Pushed on the "more that needs to be done", he affirms that the new "Commission for Equality and Human Rights" has a role not only to enforce the law but also to change attitudes. This is worrying since all human rights organisations now work on the principle that homosexuality is the equivalent of race with the homosexual inclination being the "racial" characteristic that defines the homosexual person. To criticise homosexual activity as sinful, therefore, is by definition discriminatory against homosexuals. With the aid of the new Commission, the gay lobby will be able to outlaw certain expressions or possibly even certain opinions; for example those set out in the Catechism of the Catholic Church.

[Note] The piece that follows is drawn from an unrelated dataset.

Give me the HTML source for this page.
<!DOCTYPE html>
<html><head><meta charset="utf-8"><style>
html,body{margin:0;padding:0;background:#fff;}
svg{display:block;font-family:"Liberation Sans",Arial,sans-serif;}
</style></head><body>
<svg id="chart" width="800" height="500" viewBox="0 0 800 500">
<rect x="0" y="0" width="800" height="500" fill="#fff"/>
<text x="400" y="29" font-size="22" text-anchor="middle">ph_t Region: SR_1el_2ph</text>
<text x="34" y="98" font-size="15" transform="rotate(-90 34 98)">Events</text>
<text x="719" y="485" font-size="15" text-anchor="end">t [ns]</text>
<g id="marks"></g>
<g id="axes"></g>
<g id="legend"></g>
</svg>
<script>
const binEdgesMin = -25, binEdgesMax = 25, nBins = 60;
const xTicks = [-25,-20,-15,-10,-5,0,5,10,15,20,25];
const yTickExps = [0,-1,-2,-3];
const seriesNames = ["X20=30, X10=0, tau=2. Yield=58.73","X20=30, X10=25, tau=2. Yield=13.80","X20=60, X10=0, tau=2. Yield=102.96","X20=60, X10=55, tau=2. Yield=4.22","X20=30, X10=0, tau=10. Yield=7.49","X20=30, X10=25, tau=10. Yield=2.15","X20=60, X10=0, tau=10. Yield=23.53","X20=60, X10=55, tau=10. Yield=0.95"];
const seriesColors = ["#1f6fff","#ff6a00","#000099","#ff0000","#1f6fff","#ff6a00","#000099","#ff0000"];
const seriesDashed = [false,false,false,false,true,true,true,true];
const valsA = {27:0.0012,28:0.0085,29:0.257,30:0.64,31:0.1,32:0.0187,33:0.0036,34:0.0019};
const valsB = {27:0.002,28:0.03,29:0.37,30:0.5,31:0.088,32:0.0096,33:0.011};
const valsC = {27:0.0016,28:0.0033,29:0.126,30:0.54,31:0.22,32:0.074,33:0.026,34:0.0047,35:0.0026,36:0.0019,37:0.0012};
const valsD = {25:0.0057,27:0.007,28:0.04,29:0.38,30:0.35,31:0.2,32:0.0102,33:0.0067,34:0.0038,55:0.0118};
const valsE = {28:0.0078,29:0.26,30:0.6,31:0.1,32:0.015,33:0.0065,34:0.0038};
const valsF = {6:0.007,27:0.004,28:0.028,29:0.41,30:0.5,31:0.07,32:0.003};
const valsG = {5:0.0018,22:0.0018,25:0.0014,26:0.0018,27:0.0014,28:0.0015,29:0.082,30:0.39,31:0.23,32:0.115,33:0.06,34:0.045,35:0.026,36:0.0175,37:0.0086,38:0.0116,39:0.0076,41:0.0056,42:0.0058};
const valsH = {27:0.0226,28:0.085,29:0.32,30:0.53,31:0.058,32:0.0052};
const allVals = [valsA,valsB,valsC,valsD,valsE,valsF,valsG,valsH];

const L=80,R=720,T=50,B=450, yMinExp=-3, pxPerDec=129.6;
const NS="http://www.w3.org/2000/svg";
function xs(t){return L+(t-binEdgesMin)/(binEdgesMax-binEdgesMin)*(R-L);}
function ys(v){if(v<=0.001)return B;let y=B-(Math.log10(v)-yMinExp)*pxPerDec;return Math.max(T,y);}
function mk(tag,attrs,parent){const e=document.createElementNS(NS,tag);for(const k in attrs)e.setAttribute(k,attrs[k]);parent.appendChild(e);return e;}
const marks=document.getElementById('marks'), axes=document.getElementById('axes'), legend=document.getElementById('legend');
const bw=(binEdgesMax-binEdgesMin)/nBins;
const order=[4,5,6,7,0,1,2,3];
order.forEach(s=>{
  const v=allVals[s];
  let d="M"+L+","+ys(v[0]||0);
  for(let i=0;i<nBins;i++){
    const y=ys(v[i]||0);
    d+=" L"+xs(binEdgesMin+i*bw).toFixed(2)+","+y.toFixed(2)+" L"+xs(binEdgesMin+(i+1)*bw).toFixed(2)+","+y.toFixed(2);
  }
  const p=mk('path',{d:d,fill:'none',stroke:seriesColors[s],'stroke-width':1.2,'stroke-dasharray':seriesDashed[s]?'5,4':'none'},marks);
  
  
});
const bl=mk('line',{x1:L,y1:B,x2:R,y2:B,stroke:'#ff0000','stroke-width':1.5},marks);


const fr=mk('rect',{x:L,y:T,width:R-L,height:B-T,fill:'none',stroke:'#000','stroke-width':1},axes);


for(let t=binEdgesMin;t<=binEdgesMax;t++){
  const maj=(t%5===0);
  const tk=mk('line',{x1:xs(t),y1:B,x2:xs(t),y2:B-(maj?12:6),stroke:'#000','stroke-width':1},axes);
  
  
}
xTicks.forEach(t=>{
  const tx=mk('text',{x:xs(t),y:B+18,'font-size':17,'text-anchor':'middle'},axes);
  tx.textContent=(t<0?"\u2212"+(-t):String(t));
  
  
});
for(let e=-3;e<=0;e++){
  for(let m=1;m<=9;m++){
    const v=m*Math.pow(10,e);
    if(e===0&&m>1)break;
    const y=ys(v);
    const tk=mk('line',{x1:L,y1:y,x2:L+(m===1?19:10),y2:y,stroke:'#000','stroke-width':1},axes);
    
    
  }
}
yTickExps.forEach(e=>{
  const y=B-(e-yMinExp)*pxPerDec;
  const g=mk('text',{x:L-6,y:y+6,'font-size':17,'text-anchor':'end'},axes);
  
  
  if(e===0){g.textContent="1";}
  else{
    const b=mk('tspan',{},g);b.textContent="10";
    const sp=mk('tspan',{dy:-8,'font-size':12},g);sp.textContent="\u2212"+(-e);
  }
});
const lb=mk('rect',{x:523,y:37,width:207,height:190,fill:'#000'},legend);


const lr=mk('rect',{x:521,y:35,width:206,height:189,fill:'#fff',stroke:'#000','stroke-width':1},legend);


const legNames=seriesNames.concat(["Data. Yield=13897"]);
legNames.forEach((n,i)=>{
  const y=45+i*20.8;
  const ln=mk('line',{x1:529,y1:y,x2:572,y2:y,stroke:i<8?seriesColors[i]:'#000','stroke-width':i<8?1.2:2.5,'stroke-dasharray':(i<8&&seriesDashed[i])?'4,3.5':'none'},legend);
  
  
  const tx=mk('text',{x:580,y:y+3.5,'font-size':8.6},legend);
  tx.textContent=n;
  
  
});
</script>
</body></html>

Brown is particularly keen to "tackle homophobic bullying in schools". This is fine if it refers to bullying and nasty name-calling - but in practice, "homophobic bullying" is increasingly becoming a code word established by Stonewall for not allowing schools to promote natural marriage and the family as normative.

The triumphant article in the same paper The man who took a bishop to a tribunal and won, describes the victory of John Reaney in a court case against the Anglican Bishop of Hereford. The judgement indicates how the new regulations are going to be applied in the case of religious organisations. The Times article Gay man’s lifestyle made him unfit for post, insists bishop from last April gives more details of the exchange between Reaney and the Bishop:
The Bishop said that, although Mr Reaney undertook not to start a new gay relationship, he felt that he was not emotionally in a position to be making such a promise.

He told the tribunal: “The end of a five-year relationship leads to a lot of grieving and it can take much time for someone to recover. It would not have been right for me to take an undertaking of his head that his heart could not keep. It remains my judgment that Mr Reaney had not met the standards required. It was not a risk I was prepared to take.”
The crucial legal point in this case was highlighted by the solicitor, Alison Downie of Bindman & Partners:
"In this landmark test case the tribunal found not only that he suffered direct discrimination but that if necessary they would have found indirect discrimination in the diocese imposing a requirement of celibacy for lay people in employment within the Church."
So it is now against the law for a Christian organisation to require that its employees undertake to abide by Christian teaching.